The Scottish Government has been ordered to release legal advice on holding a second independence referendum – but denied it was against the rules to withhold it in the first place.
SNP leaders previously hinted they could challenge Boris Johnson’s Tories in court if they are not allowed to hold a rerun of the 2014 vote.
Westminster has repeatedly snubbed calls from Nicola Sturgeon for a referendum to take place before the end of 2023.
The first minister intends to pass legislation in Holyrood granting IndyRef2, but could face a legal battle with the UK Government.
The Scotsman revealed the country’s information commissioner has now demanded they release parts of their advice from legal experts.
The government insisted it was right by initially stopping advice from being disclosed to the public.
The administration said it is a “longstanding convention” for legal guidance to remain confidential except in “exceptional circumstances”.
‘Culture of secrecy’
However, Scottish Tory leader Douglas Ross claimed there is an “unacceptable culture of secrecy” at the heart of the SNP government.
He said: “The advice given to ministers on the legal validity of a second independence referendum is demonstrably in the public interest.
“The failed attempt by Nicola Sturgeon and co to hush this up is just the latest example of a government prepared to go to any lengths to avoid scrutiny.”
Meanwhile, Labour said the government was trying to “stifle scrutiny” by refusing to release the advice.
‘Rebuke for SNP’
MSP Sarah Boyack said: “This ruling is another rebuke for this secretive SNP government.
“The public have a right to see this information about their future and the SNP must release it right away.”
Information commissioner Daren Fitzhenry said publishing the advice could help “enhance public debate” on the independence question.
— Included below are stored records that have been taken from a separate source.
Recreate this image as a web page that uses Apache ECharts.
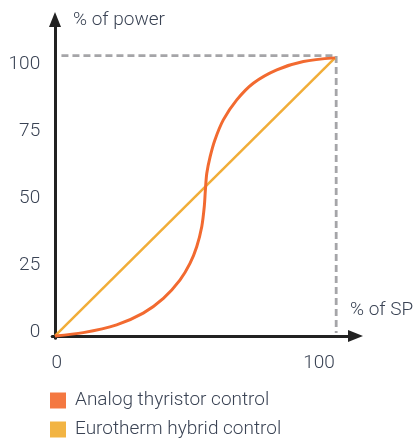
<!DOCTYPE html>
<html>
<head>
<meta charset="utf-8">
<script src="https://cdn.jsdelivr.net/npm/echarts@6/dist/echarts.min.js"></script>
<style>html,body{margin:0;padding:0;background:#fff}#c{width:413px;height:440px}</style>
</head>
<body>
<div id="c"></div>
<script>
// ---- data ----
var seriesNames = ['Analog thyristor control', 'Eurotherm hybrid control'];
var analogThyristor = [[0,0],[10.1,1.2],[22,4],[31.5,8.2],[38.7,13.5],[44.6,20.1],[48.2,26.1],[50.6,32.1],[52.4,39.3],[53.3,46.5],[53.7,52.5],[54.2,58.5],[55.4,64.5],[57.1,70.5],[60.1,77.7],[64.9,84.9],[70.8,90.9],[79.2,95.7],[88.7,98.7],[100,100]];
var eurothermHybrid = [[0,0],[100,100]];
var limitGuide = [[2.3,100.8],[100.4,100.8],[100.4,1.1]];
var xTickLabels = [0, 100];
var yTickLabels = [0, 25, 50, 75, 100];
var xAxisName = '% of SP';
var yAxisName = '% of power';

var FONT = 'Roboto, "Liberation Sans", sans-serif';
var FS = 19;
var TXT = '#3a4354';
var ORANGE = '#f26a30', ORANGE_KEY = '#f47841';
var YELLOW = '#f1ad38', YELLOW_KEY = '#f2b443';

function txt(extra) {
  var o = {fontFamily: FONT, fontSize: FS, fontWeight: 300, color: TXT};
  for (var k in extra) o[k] = extra[k];
  return o;
}

var chart = echarts.init(document.getElementById('c'), null, {renderer: 'canvas'});
chart.setOption({
  animation: false,
  title: {text: xAxisName, left: 350, top: 301, padding: 0, textStyle: txt({})},
  grid: {left: 52.2, right: 57.5, top: 19.5, bottom: 101.8, containLabel: false},
  xAxis: [{
    type: 'value', min: -1, max: 107.3,
    axisLine: {show: true, symbol: ['none','triangle'], symbolSize: [12,15], lineStyle: {color: '#222', width: 3}},
    axisTick: {show: false}, axisLabel: {show: false}, splitLine: {show: false}
  }, {
    type: 'value', min: -1.716, max: 113.9, position: 'bottom',
    axisLine: {show: false}, axisTick: {show: false}, splitLine: {show: false},
    axisLabel: txt({show: true, customValues: xTickLabels, margin: 16})
  }],
  yAxis: [{
    type: 'value', min: -0.8, max: 113.8,
    name: yAxisName, nameLocation: 'end', nameGap: -1,
    nameTextStyle: txt({align: 'left', verticalAlign: 'middle', padding: [0,0,0,18]}),
    axisLine: {show: true, symbol: ['none','triangle'], symbolSize: [12,15], lineStyle: {color: '#222', width: 3}},
    axisTick: {show: false}, axisLabel: {show: false}, splitLine: {show: false}
  }, {
    type: 'value', min: -2.31, max: 116.6, position: 'left',
    axisLine: {show: false}, axisTick: {show: false}, splitLine: {show: false},
    axisLabel: txt({show: true, customValues: yTickLabels, margin: 12})
  }],
  legend: [{
    orient: 'vertical', left: 50, top: 391, itemWidth: 16, itemHeight: 16, icon: 'rect', padding: 0,
    textStyle: txt({padding: [0,0,0,4]}),
    data: [{name: seriesNames[0], itemStyle: {color: ORANGE_KEY}}]
  }, {
    orient: 'vertical', left: 50, top: 420, itemWidth: 16, itemHeight: 16, icon: 'rect', padding: 0,
    textStyle: txt({padding: [0,0,0,4]}),
    data: [{name: seriesNames[1], itemStyle: {color: YELLOW_KEY}}]
  }],
  series: [{
    type: 'line', data: limitGuide, showSymbol: false, silent: true,
    lineStyle: {color: '#a5a5a8', width: 2.8, type: [7,4]}, z: 1
  }, {
    name: seriesNames[1], type: 'line', data: eurothermHybrid, showSymbol: false,
    itemStyle: {color: YELLOW_KEY}, lineStyle: {color: YELLOW, width: 2.5}, z: 2
  }, {
    name: seriesNames[0], type: 'line', data: analogThyristor, showSymbol: false, smooth: 0.3,
    itemStyle: {color: ORANGE_KEY}, lineStyle: {color: ORANGE, width: 3}, z: 3
  }]
});
</script>
</body>
</html>
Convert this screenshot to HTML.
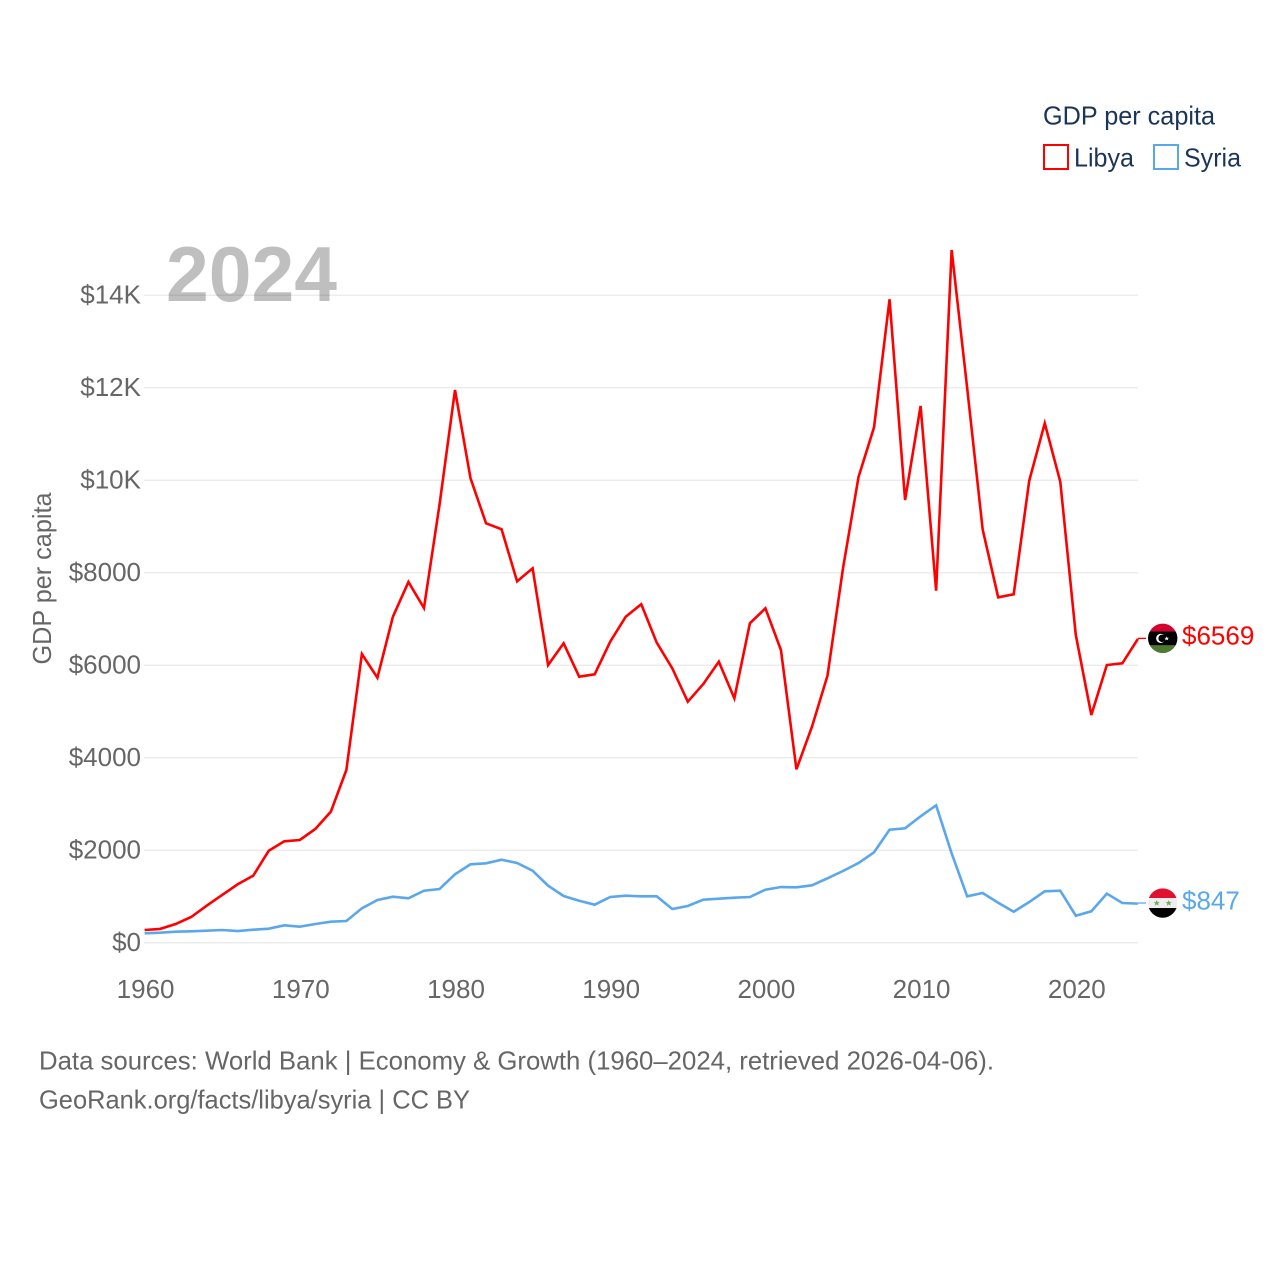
<!DOCTYPE html>
<html lang="en">
<head>
<meta charset="utf-8">
<title>GDP per capita: Libya and Syria</title>
<style>
  html, body { margin: 0; padding: 0; background: #fff; }
  svg { display: block; }
  text { font-family: "Liberation Sans", "DejaVu Sans", sans-serif; }
</style>
</head>
<body>
<svg id="chart" xmlns="http://www.w3.org/2000/svg" width="1280" height="1280" viewBox="0 0 1280 1280">
  <defs>
    <clipPath id="flag-clip"><circle cx="0" cy="0" r="14.7"></circle></clipPath>
  </defs>
  <rect x="0" y="0" width="1280" height="1280" fill="#ffffff"></rect>
  <g id="grid"></g>
  <text x="166" y="301" font-size="78" font-weight="700" fill="#000000" fill-opacity="0.25" textLength="171" lengthAdjust="spacingAndGlyphs">2024</text>
  <g id="y-labels"></g>
  <g id="x-labels"></g>
  <text transform="translate(51,578.5) rotate(-90)" text-anchor="middle" font-size="26" fill="#666666" textLength="172" lengthAdjust="spacingAndGlyphs">GDP per capita</text>
  <g id="series"></g>
  <g id="end-labels"></g>

  <g>
    <text x="1043" y="124.5" font-size="26" fill="#1a3557" textLength="172" lengthAdjust="spacingAndGlyphs">GDP per capita</text>
    <g>
      <rect x="1044" y="145" width="24" height="24" fill="#ffffff" stroke="#ff0000" stroke-width="2"></rect>
      <text x="1074" y="166.5" font-size="26" fill="#1a3557" textLength="60" lengthAdjust="spacingAndGlyphs">Libya</text>
    </g>
    <g>
      <rect x="1154" y="145" width="24" height="24" fill="#ffffff" stroke="#5ba7ec" stroke-width="2"></rect>
      <text x="1184" y="166.5" font-size="26" fill="#1a3557" textLength="57" lengthAdjust="spacingAndGlyphs">Syria</text>
    </g>
  </g>

  <text x="39" y="1069.5" font-size="26" fill="#666666" textLength="955" lengthAdjust="spacingAndGlyphs">Data sources: World Bank | Economy &amp; Growth (1960–2024, retrieved 2026-04-06).</text>
  <text x="39" y="1108.5" font-size="26" fill="#666666" textLength="431" lengthAdjust="spacingAndGlyphs">GeoRank.org/facts/libya/syria | CC BY</text>
</svg>

<script>
const startYear = 1960;
const yTickValues = [0, 2000, 4000, 6000, 8000, 10000, 12000, 14000];
const yTickLabels = ["$0", "$2000", "$4000", "$6000", "$8000", "$10K", "$12K", "$14K"];
const xTickYears = [1960, 1970, 1980, 1990, 2000, 2010, 2020];
const libyaValues = [
  277, 300, 406, 558, 802, 1034, 1265, 1451, 1991, 2195,
  2223, 2461, 2835, 3736, 6244, 5732, 7051, 7801, 7239, 9466,
  11952, 10043, 9070, 8941, 7816, 8097, 6006, 6476, 5754, 5805,
  6510, 7051, 7321, 6489, 5935, 5213, 5596, 6078, 5286, 6908,
  7232, 6331, 3751, 4672, 5775, 8097, 10071, 11146, 13914, 9574,
  11606, 7613, 14980, 11996, 8936, 7470, 7535, 9992, 11232, 9970,
  6655, 4925, 6006, 6043, 6569
];
const syriaValues = [
  205, 218, 240, 249, 262, 277, 255, 283, 305, 378,
  348, 406, 456, 471, 746, 925, 997, 962, 1126, 1163,
  1481, 1697, 1719, 1797, 1725, 1559, 1235, 1012, 910, 824,
  990, 1018, 1005, 1005, 731, 796, 932, 954, 975, 990,
  1148, 1206, 1200, 1243, 1395, 1552, 1725, 1957, 2445, 2476,
  2735, 2973, 1935, 1005, 1077, 867, 672, 882, 1114, 1127,
  586, 681, 1062, 860, 847
];

const NS = "http://www.w3.org/2000/svg";
const xScale = function (year) { return 144.6 + (year - startYear) * 15.52; };
const yScale = function (value) { return 942.8 - value * 0.04625; };

function svgEl(tag, attrs, parent) {
  const el = document.createElementNS(NS, tag);
  Object.keys(attrs).forEach(function (k) { el.setAttribute(k, attrs[k]); });
  parent.appendChild(el);
  return el;
}

const gridGroup = document.getElementById("grid");
const yLabelGroup = document.getElementById("y-labels");
const xLabelGroup = document.getElementById("x-labels");
const seriesGroup = document.getElementById("series");
const endGroup = document.getElementById("end-labels");

yTickValues.forEach(function (value, i) {
  const line = svgEl("line", { x1: 144, x2: 1138, y1: yScale(value), y2: yScale(value), stroke: "#ececec", "stroke-width": 1.5 }, gridGroup);
  
  
  const label = svgEl("text", { x: 141, y: yScale(value) + 8.1, "text-anchor": "end", "font-size": 26, fill: "#666666" }, yLabelGroup);
  label.textContent = yTickLabels[i];
  
  
});

xTickYears.forEach(function (year) {
  const label = svgEl("text", { x: xScale(year) + 1, y: 998, "text-anchor": "middle", "font-size": 26, fill: "#666666" }, xLabelGroup);
  label.textContent = String(year);
  
  
});

function toPoints(values) {
  return values.map(function (v, i) {
    return xScale(startYear + i).toFixed(2) + "," + yScale(v).toFixed(2);
  }).join(" ");
}

const syriaLine = svgEl("polyline", { points: toPoints(syriaValues), fill: "none", stroke: "#5ba7ec", "stroke-width": 2.6, "stroke-linejoin": "miter" }, seriesGroup);



const libyaLine = svgEl("polyline", { points: toPoints(libyaValues), fill: "none", stroke: "#ff0000", "stroke-width": 2.6, "stroke-linejoin": "miter" }, seriesGroup);



function band(parent, y, h, color) {
  return svgEl("rect", { x: -15, y: y, width: 30, height: h, fill: color }, parent);
}

function drawEnd(values, color) {
  const last = values[values.length - 1];
  const ly = yScale(last) - 0.6;
  const lx = xScale(startYear + values.length - 1);
  const connector = svgEl("line", { x1: lx, x2: 1146, y1: ly, y2: ly, stroke: color, "stroke-width": 1.3 }, endGroup);
  
  
  const label = svgEl("text", { x: 1182, y: ly + 6.3, "font-size": 26, fill: color }, endGroup);
  label.textContent = "$" + last;
  
  
  const flag = svgEl("g", { transform: "translate(1162.7," + ly + ")", "clip-path": "url(#flag-clip)" }, endGroup);
  return flag;
}

const libyaFlag = drawEnd(libyaValues, "#ff0000");


band(libyaFlag, -15, 8, "#d6002c");
band(libyaFlag, -7, 14, "#000000");
band(libyaFlag, 7, 8, "#4c7a30");
svgEl("circle", { cx: -2, cy: 0, r: 4.6, fill: "#ffffff" }, libyaFlag);
svgEl("circle", { cx: -0.6, cy: 0, r: 3.7, fill: "#000000" }, libyaFlag);
svgEl("polygon", { points: "4,-2 4.7,-0.5 6.3,-0.5 5,0.5 5.5,2 4,1.1 2.5,2 3,0.5 1.7,-0.5 3.3,-0.5", fill: "#ffffff" }, libyaFlag);

const syriaFlag = drawEnd(syriaValues, "#5ba7ec");


band(syriaFlag, -15, 10, "#e0102f");
band(syriaFlag, -5, 10, "#eeeeee");
band(syriaFlag, 5, 10, "#000000");
svgEl("polygon", { points: "-6,-3 -5.1,-0.9 -2.9,-0.9 -4.6,0.5 -4,2.7 -6,1.4 -8,2.7 -7.4,0.5 -9.1,-0.9 -6.9,-0.9", fill: "#74a85a" }, syriaFlag);
svgEl("polygon", { points: "6,-3 6.9,-0.9 9.1,-0.9 7.4,0.5 8,2.7 6,1.4 4,2.7 4.6,0.5 2.9,-0.9 5.1,-0.9", fill: "#74a85a" }, syriaFlag);
</script>
</body>
</html>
The Scottish Government may appeal the ruling and said they were “considering its terms”.
A spokesperson said: “We are clear the Scottish Government has acted lawfully in its application of freedom of information legislation.
“There is a long-standing convention, observed by UK Governments and Scottish Governments, that government does not disclose legal advice, including whether law officers have or have not advised on any matter, except in exceptional circumstances.
“The content of any such advice is confidential and subject to legal professional privilege. This ensures that full and frank legal advice can be given.”